»»
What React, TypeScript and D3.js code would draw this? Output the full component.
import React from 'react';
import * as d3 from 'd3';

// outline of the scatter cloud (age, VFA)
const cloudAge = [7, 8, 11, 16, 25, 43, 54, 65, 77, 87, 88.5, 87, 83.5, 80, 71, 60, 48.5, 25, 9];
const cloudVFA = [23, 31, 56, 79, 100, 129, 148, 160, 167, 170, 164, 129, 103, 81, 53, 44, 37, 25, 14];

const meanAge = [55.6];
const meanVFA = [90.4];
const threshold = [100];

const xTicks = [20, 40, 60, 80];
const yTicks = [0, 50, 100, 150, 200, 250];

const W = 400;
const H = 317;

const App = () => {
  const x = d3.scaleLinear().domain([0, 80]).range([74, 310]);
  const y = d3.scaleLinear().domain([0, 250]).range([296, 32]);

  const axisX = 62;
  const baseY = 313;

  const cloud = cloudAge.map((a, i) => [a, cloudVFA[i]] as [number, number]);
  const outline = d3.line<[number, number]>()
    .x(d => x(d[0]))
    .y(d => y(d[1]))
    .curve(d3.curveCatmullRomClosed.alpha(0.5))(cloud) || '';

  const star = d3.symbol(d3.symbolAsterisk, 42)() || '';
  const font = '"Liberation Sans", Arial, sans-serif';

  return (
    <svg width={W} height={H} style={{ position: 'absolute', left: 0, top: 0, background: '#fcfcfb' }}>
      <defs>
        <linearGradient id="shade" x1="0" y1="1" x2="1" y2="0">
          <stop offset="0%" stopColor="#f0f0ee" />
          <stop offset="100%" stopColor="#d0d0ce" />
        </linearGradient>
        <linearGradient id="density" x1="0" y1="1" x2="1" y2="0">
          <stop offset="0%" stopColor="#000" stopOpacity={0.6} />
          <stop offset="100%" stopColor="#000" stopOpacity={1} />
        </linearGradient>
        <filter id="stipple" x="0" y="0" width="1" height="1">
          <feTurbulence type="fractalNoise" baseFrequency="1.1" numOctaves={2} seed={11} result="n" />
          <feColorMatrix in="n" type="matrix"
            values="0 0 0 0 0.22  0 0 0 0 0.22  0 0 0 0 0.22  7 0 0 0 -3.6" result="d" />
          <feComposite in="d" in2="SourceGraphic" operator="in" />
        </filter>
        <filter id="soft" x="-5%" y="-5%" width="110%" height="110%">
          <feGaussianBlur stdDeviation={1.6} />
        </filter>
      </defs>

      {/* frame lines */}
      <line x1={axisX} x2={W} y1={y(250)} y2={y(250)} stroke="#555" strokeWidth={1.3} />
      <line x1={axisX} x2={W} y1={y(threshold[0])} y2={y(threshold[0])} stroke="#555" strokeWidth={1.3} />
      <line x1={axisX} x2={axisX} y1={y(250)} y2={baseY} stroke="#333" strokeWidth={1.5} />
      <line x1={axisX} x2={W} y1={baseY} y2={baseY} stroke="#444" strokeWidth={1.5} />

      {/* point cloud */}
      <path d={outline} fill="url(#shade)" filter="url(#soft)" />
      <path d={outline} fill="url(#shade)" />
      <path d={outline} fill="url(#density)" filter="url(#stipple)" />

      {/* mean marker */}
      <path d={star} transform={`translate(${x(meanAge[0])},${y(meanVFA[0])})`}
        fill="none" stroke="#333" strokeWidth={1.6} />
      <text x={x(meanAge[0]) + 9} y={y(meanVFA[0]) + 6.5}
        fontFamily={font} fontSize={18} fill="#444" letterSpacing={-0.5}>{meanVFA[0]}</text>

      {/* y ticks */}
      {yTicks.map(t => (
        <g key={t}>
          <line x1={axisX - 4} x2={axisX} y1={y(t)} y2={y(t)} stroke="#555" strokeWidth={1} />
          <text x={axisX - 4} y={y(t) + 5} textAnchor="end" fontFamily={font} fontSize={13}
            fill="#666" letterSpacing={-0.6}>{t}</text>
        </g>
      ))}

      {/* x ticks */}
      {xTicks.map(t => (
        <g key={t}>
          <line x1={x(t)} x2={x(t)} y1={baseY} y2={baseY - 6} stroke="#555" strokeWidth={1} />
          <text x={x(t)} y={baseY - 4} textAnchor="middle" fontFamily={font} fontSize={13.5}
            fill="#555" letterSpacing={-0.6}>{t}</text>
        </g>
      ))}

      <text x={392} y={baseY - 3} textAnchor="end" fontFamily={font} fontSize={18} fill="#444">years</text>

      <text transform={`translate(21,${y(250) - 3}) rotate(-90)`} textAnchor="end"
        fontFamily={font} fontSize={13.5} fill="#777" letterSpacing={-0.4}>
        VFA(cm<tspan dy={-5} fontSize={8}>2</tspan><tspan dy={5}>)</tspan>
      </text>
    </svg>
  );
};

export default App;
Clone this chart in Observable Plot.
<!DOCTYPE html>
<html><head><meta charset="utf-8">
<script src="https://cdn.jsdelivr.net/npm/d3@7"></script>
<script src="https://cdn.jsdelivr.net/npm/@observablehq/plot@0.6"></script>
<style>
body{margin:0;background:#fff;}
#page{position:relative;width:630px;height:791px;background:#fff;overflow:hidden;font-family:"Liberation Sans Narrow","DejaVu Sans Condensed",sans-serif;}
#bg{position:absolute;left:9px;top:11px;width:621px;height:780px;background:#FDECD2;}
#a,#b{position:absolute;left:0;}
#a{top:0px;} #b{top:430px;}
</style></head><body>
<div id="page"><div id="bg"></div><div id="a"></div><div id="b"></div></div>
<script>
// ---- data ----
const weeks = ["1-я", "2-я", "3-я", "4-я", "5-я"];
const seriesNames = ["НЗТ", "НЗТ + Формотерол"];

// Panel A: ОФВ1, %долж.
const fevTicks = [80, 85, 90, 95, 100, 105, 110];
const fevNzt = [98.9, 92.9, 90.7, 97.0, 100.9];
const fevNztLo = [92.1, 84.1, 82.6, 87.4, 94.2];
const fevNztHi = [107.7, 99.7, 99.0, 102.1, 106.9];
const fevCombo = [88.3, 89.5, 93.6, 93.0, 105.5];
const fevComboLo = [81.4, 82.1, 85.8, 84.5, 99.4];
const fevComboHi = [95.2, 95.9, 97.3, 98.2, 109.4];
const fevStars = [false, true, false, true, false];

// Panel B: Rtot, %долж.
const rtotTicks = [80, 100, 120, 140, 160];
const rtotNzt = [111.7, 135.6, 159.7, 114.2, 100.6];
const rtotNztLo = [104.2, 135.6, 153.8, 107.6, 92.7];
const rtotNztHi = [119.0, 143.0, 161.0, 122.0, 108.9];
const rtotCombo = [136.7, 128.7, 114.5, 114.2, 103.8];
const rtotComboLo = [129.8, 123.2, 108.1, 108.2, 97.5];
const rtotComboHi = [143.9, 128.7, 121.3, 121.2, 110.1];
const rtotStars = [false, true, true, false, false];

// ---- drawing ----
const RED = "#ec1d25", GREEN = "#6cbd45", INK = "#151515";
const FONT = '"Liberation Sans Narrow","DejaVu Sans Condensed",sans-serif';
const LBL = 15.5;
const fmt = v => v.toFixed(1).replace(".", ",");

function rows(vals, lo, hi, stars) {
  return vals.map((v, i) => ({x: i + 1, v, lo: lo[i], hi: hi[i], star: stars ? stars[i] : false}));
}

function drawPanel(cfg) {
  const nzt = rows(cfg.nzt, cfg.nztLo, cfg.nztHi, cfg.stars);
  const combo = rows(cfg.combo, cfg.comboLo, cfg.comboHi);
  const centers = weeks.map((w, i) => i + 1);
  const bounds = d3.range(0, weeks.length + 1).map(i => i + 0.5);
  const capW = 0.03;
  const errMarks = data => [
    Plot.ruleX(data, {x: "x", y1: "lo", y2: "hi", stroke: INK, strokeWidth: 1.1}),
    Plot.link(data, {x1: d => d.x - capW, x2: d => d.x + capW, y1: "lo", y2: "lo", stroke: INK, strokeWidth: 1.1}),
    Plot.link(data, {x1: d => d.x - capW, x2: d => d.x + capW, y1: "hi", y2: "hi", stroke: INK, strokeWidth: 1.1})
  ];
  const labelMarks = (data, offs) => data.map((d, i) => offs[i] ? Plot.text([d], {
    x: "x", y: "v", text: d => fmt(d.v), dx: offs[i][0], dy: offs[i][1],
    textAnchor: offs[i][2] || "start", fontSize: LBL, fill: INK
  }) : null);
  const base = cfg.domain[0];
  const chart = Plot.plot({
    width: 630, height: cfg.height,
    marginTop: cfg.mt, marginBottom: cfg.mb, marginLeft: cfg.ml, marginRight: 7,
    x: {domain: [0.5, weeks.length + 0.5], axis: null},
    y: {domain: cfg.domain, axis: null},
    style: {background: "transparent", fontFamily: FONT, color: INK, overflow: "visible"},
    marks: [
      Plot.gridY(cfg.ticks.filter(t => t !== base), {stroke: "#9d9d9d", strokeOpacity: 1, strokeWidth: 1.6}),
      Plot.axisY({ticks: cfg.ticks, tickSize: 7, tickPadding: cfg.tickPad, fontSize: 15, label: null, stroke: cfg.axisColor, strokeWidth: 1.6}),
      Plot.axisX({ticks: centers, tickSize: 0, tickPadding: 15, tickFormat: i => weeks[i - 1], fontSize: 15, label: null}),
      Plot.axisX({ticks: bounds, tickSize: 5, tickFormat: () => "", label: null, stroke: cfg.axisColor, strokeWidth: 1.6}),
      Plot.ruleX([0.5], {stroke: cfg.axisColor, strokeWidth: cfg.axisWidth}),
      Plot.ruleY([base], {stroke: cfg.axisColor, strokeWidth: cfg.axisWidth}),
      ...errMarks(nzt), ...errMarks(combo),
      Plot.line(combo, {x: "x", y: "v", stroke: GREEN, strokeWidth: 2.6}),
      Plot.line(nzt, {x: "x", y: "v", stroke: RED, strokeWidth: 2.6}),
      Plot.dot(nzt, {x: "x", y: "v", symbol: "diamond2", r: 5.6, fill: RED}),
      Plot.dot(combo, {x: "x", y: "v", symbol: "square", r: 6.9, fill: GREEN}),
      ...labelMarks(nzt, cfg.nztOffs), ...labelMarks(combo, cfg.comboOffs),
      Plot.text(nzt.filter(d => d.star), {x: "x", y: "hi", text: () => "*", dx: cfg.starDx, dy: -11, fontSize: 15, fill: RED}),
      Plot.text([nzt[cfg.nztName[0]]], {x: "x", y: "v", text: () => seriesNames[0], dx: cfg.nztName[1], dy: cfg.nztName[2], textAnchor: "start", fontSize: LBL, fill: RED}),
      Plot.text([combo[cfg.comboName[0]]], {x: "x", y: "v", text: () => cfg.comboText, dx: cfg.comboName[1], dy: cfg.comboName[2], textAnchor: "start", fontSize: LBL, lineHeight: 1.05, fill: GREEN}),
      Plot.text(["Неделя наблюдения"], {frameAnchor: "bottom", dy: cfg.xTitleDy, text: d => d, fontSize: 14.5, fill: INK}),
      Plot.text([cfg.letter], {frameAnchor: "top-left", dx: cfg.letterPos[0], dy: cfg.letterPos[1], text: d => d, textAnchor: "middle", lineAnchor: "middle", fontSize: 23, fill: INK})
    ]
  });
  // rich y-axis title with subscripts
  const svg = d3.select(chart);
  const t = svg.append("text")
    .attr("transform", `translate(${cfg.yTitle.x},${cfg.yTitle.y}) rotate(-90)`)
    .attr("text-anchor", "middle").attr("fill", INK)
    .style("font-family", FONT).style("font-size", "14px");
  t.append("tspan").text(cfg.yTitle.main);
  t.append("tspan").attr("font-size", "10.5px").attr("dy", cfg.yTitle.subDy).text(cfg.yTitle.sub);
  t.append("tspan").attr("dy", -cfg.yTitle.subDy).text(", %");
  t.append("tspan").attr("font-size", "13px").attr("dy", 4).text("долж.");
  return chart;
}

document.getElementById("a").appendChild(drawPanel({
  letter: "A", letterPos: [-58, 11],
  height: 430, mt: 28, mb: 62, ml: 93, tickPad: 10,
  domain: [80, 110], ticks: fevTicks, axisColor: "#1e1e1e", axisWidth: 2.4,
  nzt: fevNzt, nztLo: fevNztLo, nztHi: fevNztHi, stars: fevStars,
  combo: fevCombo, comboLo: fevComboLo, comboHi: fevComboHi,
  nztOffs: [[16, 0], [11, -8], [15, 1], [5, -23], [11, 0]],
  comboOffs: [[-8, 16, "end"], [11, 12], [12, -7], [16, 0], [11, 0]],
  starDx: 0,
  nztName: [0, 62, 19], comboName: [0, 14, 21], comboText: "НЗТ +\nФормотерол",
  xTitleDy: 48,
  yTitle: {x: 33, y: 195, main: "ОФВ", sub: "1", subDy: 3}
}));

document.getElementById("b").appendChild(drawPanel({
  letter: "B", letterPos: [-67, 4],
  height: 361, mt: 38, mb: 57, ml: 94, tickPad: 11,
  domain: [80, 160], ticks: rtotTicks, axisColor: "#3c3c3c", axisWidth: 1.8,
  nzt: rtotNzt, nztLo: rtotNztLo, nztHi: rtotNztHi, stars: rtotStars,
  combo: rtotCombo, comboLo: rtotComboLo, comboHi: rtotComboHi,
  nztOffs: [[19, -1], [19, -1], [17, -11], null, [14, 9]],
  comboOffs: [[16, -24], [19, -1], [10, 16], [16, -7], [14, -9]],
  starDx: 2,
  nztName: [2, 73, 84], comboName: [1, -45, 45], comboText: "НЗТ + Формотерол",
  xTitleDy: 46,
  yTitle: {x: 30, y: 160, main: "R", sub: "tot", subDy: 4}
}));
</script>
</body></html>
««
Task directions => The lines from the first of the entries through the line holding "import * as d3 from 'd3';" are to be restated word for word, and no others.

Response =>
What React, TypeScript and D3.js code would draw this? Output the full component.
import React from 'react';
import * as d3 from 'd3';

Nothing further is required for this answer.